Hephzibah and I became obsessed with the mountain itself, and specifically, the almond, carved, in the Roman era, into its peak. Divesting it of its peak. Turning peak into flat top, into cistern, lined with rocks, mortar and plaster, creating an almond shaped hollow at the top—peak turned inside out, peak become basin, cradle. The whole town, as it was, lived off the water that was saved in the cistern. Hephzibah photographed the entire mountain, from every angle that she could walk to, and then painted each view. Stones from the top became tracings, mirroring each view, until a virtual compass of portraits grew in her studio. I wrote about her process, wrote about the almond itself, wrote about the day she stretched string from one end of the peak to the other, and then again at the radius, until a horizonal cross was made, from which she hung stones, finding, in a way, the centre of the mountain. The stones and the string were still there when we left. Something about its strange openness found its way into almost every poem I wrote in January.

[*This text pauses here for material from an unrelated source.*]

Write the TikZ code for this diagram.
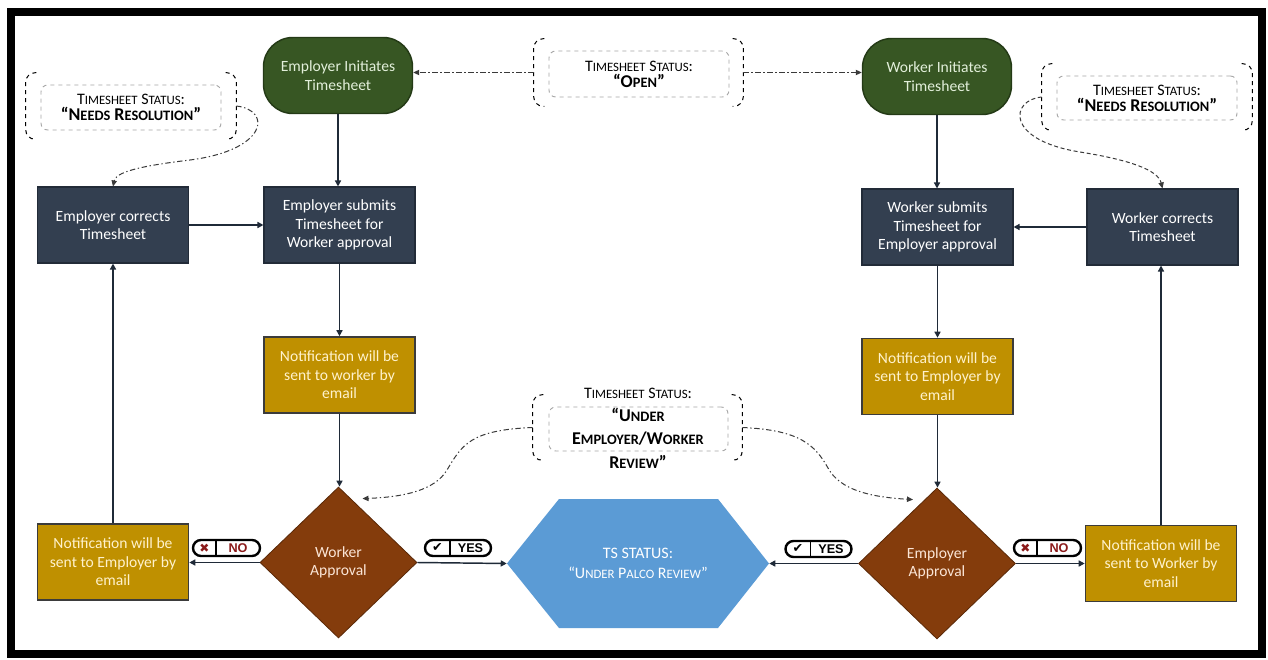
\documentclass[tikz,border=0pt]{standalone}
\usepackage{fontspec}
\setmainfont{Carlito}
\newfontfamily\arialfont{Liberation Sans}
\newfontfamily\djv{DejaVu Sans}
\usetikzlibrary{shapes.geometric,arrows.meta,calc}
\definecolor{navy}{HTML}{333F50}
\definecolor{navyline}{HTML}{222B38}
\definecolor{dgreen}{HTML}{375623}
\definecolor{dgreenline}{HTML}{243A16}
\definecolor{gold}{HTML}{BF9000}
\definecolor{goldline}{HTML}{3B3B3B}
\definecolor{brownfill}{HTML}{843C0C}
\definecolor{brownline}{HTML}{5A2908}
\definecolor{hexblue}{HTML}{5B9BD5}
\definecolor{connc}{HTML}{1F2A38}
\definecolor{ddc}{HTML}{3A3A3A}
\definecolor{maroonc}{HTML}{8B1A1A}
\definecolor{lightgold}{HTML}{FFF2CC}
\definecolor{lightgreen}{HTML}{E2EFDA}
\definecolor{lightpeach}{HTML}{FBE5D6}
\definecolor{innerc}{HTML}{A6A6A6}
\newcommand\sma[1]{{\fontsize{9.6}{10}\selectfont #1}}
\newcommand\smb[1]{{\fontsize{10.8}{10}\selectfont #1}}
\newcommand\drawbrackets[1]{%
  \draw[brk] ([xshift=8pt]#1.north west) -- (#1.north west) -- (#1.south west) -- ([xshift=8pt]#1.south west);
  \draw[brk] ([xshift=-8pt]#1.north east) -- (#1.north east) -- (#1.south east) -- ([xshift=-8pt]#1.south east);}
\begin{document}
\begin{tikzpicture}[x=0.75pt,y=-0.75pt,
  boxtext/.style={font=\fontsize{11.7}{13.9}\selectfont, align=center},
  box/.style={rectangle, boxtext, fill=navy, draw=navyline, line width=0.8pt,
    minimum width=113.25pt, minimum height=57pt, inner sep=2pt, text=white},
  gbox/.style={box, fill=dgreen, draw=dgreenline, line width=1.1pt, rounded corners=22pt,
    minimum width=111.75pt, text=lightgreen},
  nbox/.style={box, fill=gold, draw=goldline, line width=1.2pt, text=lightgold},
  dia/.style={diamond, boxtext, fill=brownfill, draw=brownline, line width=0.6pt,
    minimum width=117.75pt, minimum height=113.25pt, inner sep=0pt, text=lightpeach},
  conn/.style={draw=connc, line width=1.1pt, -{Triangle[length=4.5pt,width=4.5pt]}},
  dd/.style={draw=ddc, line width=0.75pt, dash pattern=on 4pt off 2pt on 1pt off 2pt,
    -{Triangle[length=4.5pt,width=4pt]}},
  ds/.style={dd, dash pattern=on 3pt off 2pt},
  ibox/.style={draw=innerc, dashed, rounded corners=5pt, line width=0.7pt, inner sep=0pt,
    align=center, text=black},
  brk/.style={draw=black, dashed, line width=0.75pt, rounded corners=7pt},
  outer/.style={inner sep=0pt},
  pill/.style={draw=black, line width=1.8pt, fill=white, rounded corners=6pt,
    minimum height=12pt, inner sep=0pt},
  nobadge/.pic={
    \node[pill, minimum width=50.25pt] (-p) at (0,0) {};
    \draw[line width=1.3pt] (-10.5,-8) -- (-10.5,8);
    \node[font=\djv\fontsize{9}{9}\selectfont, text=maroonc] (-x) at (-22,0) {✖};
    \node[font=\arialfont\bfseries\fontsize{9.5}{10}\selectfont, text=maroonc] (-t) at (11.5,0.5) {NO};
  },
  yesbadge/.pic={
    \node[pill, minimum width=49.5pt] (-p) at (0,0) {};
    \draw[line width=1.3pt] (-8,-8) -- (-8,8);
    \node[font=\djv\fontsize{9.5}{9}\selectfont, text=black] (-c) at (-20.5,0) {✔};
    \node[font=\arialfont\bfseries\fontsize{9.5}{10}\selectfont, text=black] (-t) at (12.5,0.5) {YES};
  }
]
\useasboundingbox (0,0) rectangle (1268,660);
\fill[white] (0,0) rectangle (1268,660);
\draw[line width=6pt] (11,12) rectangle (1261.5,654);

% main nodes
\node[gbox] (einit) at (338,75.5) {Employer Initiates\\Timesheet};
\node[gbox] (winit) at (937,76.5) {Worker Initiates\\Timesheet};
\node[box] (ecorr) at (113,225) {Employer corrects\\Timesheet};
\node[box] (esub) at (339.5,225) {Employer submits\\Timesheet for\\Worker approval};
\node[box] (wsub) at (937.5,227) {Worker submits\\Timesheet for\\Employer approval};
\node[box] (wcorr) at (1162.5,227) {Worker corrects\\Timesheet};
\node[nbox] (nw) at (339.5,375) {Notification will be\\sent to worker by\\email};
\node[nbox] (ne) at (937.5,376.5) {Notification will be\\sent to Employer by\\email};
\node[nbox] (neb) at (113,562) {Notification will be\\sent to Employer by\\email};
\node[nbox] (nwb) at (1161,563.5) {Notification will be\\sent to Worker by\\email};
\node[dia] (wappr) at (338.5,562.5) {Worker\\Approval};
\node[dia] (eappr) at (937,563.5) {Employer\\Approval};

% hexagon
\fill[hexblue] (507,563.5) -- (559,499) -- (718,499) -- (769,563.5) -- (718,628) -- (559,628) -- cycle;
\node[minimum width=196.5pt, minimum height=96.75pt, inner sep=0pt, align=center,
  text=white, font=\fontsize{12}{15}\selectfont] (hex) at (638,563.5)
  {TS STATUS:\\“U\sma{NDER} P\sma{ALCO} R\sma{EVIEW}”};

% status callouts
\node[outer, minimum width=157.5pt, minimum height=49.5pt] (brNRL) at (131,106) {};
\drawbrackets{brNRL}
\node[ibox, minimum width=135pt, minimum height=33.75pt] (iNRL) at (131,107.5)
  {\fontsize{12}{15}\selectfont T\sma{IMESHEET} S\sma{TATUS}:\\
   \bfseries\fontsize{13.5}{15}\selectfont “N\smb{EEDS} R\smb{ESOLUTION}”};

\node[outer, minimum width=156.75pt, minimum height=50.25pt] (brOpen) at (638.5,72.5) {};
\drawbrackets{brOpen}
\node[ibox, minimum width=135pt, minimum height=34.5pt] (iOpen) at (639,74)
  {\fontsize{12}{15}\selectfont T\sma{IMESHEET} S\sma{TATUS}:\\
   \bfseries\fontsize{13.5}{15}\selectfont “O\smb{PEN}”};

\node[outer, minimum width=157.5pt, minimum height=49.5pt] (brNRR) at (1147,97) {};
\drawbrackets{brNRR}
\node[ibox, minimum width=135pt, minimum height=33pt] (iNRR) at (1147,98)
  {\fontsize{12}{15}\selectfont T\sma{IMESHEET} S\sma{TATUS}:\\
   \bfseries\fontsize{13.5}{15}\selectfont “N\smb{EEDS} R\smb{ESOLUTION}”};

\node[outer, minimum width=156.75pt, minimum height=48.75pt] (brUR) at (637.5,427.5) {};
\drawbrackets{brUR}
\node[ibox, minimum width=134.25pt, minimum height=33pt] (iUR) at (638.5,429) {};
\node[align=center, text=black, font=\bfseries\fontsize{13.5}{17.5}\selectfont] (tUR) at (638,428)
  {{\mdseries\fontsize{12}{14}\selectfont T\sma{IMESHEET} S\sma{TATUS}:}\\
   “U\smb{NDER}\\E\smb{MPLOYER}/W\smb{ORKER}\\R\smb{EVIEW}”};

% solid connectors
\draw[conn] (einit.south) -- (einit.south |- esub.north);
\draw[conn] (ecorr.east) -- (esub.west);
\draw[conn] (esub.south) -- (esub.south |- nw.north);
\draw[conn] (nw.south) -- (nw.south |- wappr.north);
\draw[conn] (wappr.west) -- (wappr.west -| neb.east);
\draw[conn] (neb.north) -- (neb.north |- ecorr.south);
\draw[conn] (wappr.east) -- (hex.west);
\draw[conn] (eappr.west) -- (hex.east);
\draw[conn] (eappr.east) -- (eappr.east -| nwb.west);
\draw[conn] (nwb.north) -- (nwb.north |- wcorr.south);
\draw[conn] (wcorr.west) -- (wsub.east);
\draw[conn] (winit.south) -- (winit.south |- wsub.north);
\draw[conn] (wsub.south) -- (wsub.south |- ne.north);
\draw[conn] (ne.south) -- (ne.south |- eappr.north);

% dash-dot status connectors
\draw[dd] (brOpen.west) -- (brOpen.west -| einit.east);
\draw[dd] (brOpen.east) -- (brOpen.east -| winit.west);
\draw[dd] (brNRL.east) .. controls (272,110) and (268,150) .. (190,160)
  .. controls (140,166) and (116,172) .. (ecorr.north);
\draw[ds] (brNRR.west) .. controls (1010,100) and (1005,140) .. (1080,152)
  .. controls (1130,160) and (1158,170) .. (wcorr.north);
\draw[dd] (brUR.west) .. controls (470,430) and (462,445) .. (447,470)
  .. controls (435,490) and (405,497) .. ([shift={(24,12)}]wappr.north);
\draw[dd] (brUR.east) .. controls (800,430) and (815,445) .. (828,468)
  .. controls (840,490) and (870,497) .. ([shift={(-24,12)}]eappr.north);

% badges
\pic (bnoL) at (226.5,548) {nobadge};
\pic (byesL) at (458,548) {yesbadge};
\pic (byesR) at (818.5,549) {yesbadge};
\pic (bnoR) at (1047.5,548) {nobadge};
\end{tikzpicture}
\end{document}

Francis said he was going to climb the mountain on the last day, when he would be the last one remaining at the Foundation until his 7pm bus to Madrid. He would have found small piles of pottery, a kind of compass of stone, a metronome made of string, and stone piled high at the edge of the almond, where one former resident climbed down inside to paint a picture of the inner walls and was caught up for hours.

Oh, and Elvira decided in the end to rent an apartment for six months before committing to a purchase. Though it is a beautiful place, we northerns/westerners all breathed collective sighs of relief.